Minimally Invasive & Robotic Heart Surgery
At the University of Chicago, surgeons are operating on the hearts of adults and children through tiny openings in the chest, eliminating the need for sternotomy--a large incision through the breastbone (sternum). This method of surgery, called minimally invasive cardiac surgery, offers many benefits compared to traditional, open-chest procedures. Surgeons use sophisticated thin instruments, miniature cameras, robotic devices, and hybrid techniques with coronary stenting to perform the operations.
Minimally invasive and robotic heart surgeries for adults are performed in the Center for Care and Discovery. The surgical suites in the new hospital feature sophisticated diagnostics, leading-edge medical technologies and state-of-the-art imaging capabilities. Hybrid operating rooms in the new hospital unite the surgical suite and the cardiac catheterization lab, enabling surgeons and interventional cardiologists to perform multiple procedures in one setting.
Benefits of Minimally Invasive Heart Surgery
Minimally invasive heart surgery offers several advantages compared to open-chest procedures, including:
- Faster return to normal activities. Rather than waiting several weeks to heal, patients can return to work or other activities much more quickly--usually within three weeks.
- Shorter hospital stay. Time spent in the hospital can sometimes be reduced by as much at 50 percent, compared to open procedures.
- No splitting of the breastbone. Keeping the breastbone (sternum) intact reduces the chance for post-surgical complications and infection.
- Smaller incisions. Depending upon the case, the operation may be performed through four to five dime-size incisions, or through a 2- to 5-inch incision at the side of the chest. Traditional open-heart procedures require a longer incision down the center of the chest.
- Quicker resolution of pain. Decreased damage to tissue and muscle results in pain that does not last as long as after a sternal incision. Tylenol or aspirin are often enough to manage pain after hospital discharge.

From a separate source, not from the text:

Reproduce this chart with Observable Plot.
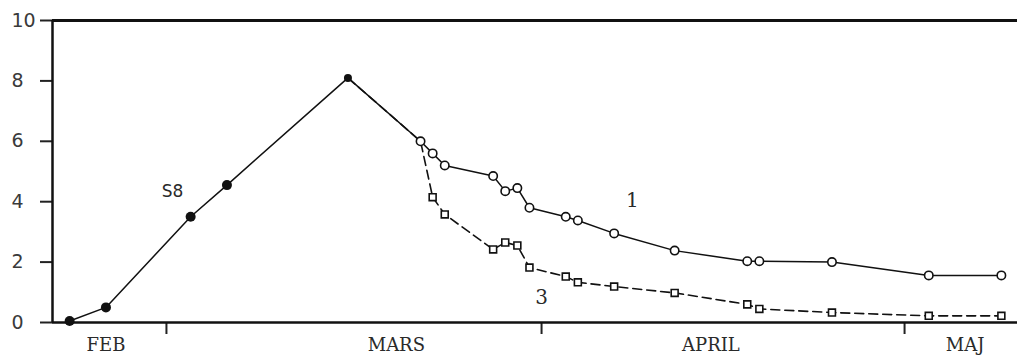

- Elimination of the heart-lung bypass machine, in most cases. Avoiding the bypass machine decreases the risks for neurological complications and stroke.
- Minimal blood loss and less need for transfusion.
- Little scarring. Instead of a long chest scar, only a few tiny scars or a short, 2- to 5-inch scar remains.
Full Spectrum of Minimally Invasive Procedures
We're one of a handful of hospitals in the world that offers a wide range of minimally invasive procedures for heart conditions. Every member of our cardiac surgery team has specialized expertise in minimally invasive cardiac surgery.
Some of the minimally invasive procedures regularly performed by University of Chicago surgeons include the following:
- Single and multiple vessel coronary artery bypass surgery, to improve blood flow to the heart and to reduce chest pain.
- Valve repair and replacement, to restore proper valve function
- Surgery to correct atrial fibrillation, a common type of arrhythmia
- Implantation of ventricular heart devices to boost the pumping action of the heart in heart failure patients
- Procedures to treat congenital heart conditions, such as atrial septal defect
It's not uncommon for our surgeons to correct more than one heart problem during a minimally invasive procedure. For example, a person who needs mitral valve repair and bypass surgery can have both problems treated during the same operation without opening the chest.
- View a list of minimally invasive procedures for adults
- Learn more about minimally invasive procedures for children
Robotic Device Improves Precision
Some minimally invasive heart surgeries performed at the University of Chicago are done with the help of a special robotic device, called the da Vinci Surgical System. The da Vinci robot is a highly sophisticated tool that enables the surgeon to perform the procedure with greater precision and control than is possible in traditional hands-on surgery. In robotically assisted surgeries, the chest cavity is accessed through dime-size "keyhole" incisions.
The surgeon sits in a console equipped with controls that direct robotic arms to perform the surgery. The da Vinci's robotic arms are essentially an extension of the surgeon's hands. A tiny camera attached to a robotic arm gives the surgeon a very detailed, three-dimensional view of the operating space inside the chest. The robotic arms are very agile, providing the surgeon a greater range of motion than is possible with hand-manipulated moves in standard procedures. »More about the da Vinci Surgical System
Experience and Excellence Count
Experience is important for all types of surgery, but the right experience is essential for minimally invasive and robotic surgery. There is a steep learning curve associated with minimally invasive surgery, because it's very different than operating through a large chest incision. Even otherwise highly experienced surgeons must devote dozens of hours to learning how to use the techniques and equipment for minimally invasive surgery. After learning how to use these tools, the surgeon must regularly perform minimally invasive surgery to truly master the approach. Volume counts. There is a great deal of difference between a surgeon who has performed 15 minimally invasive procedures versus a surgeon who has done hundreds of hundreds of cases.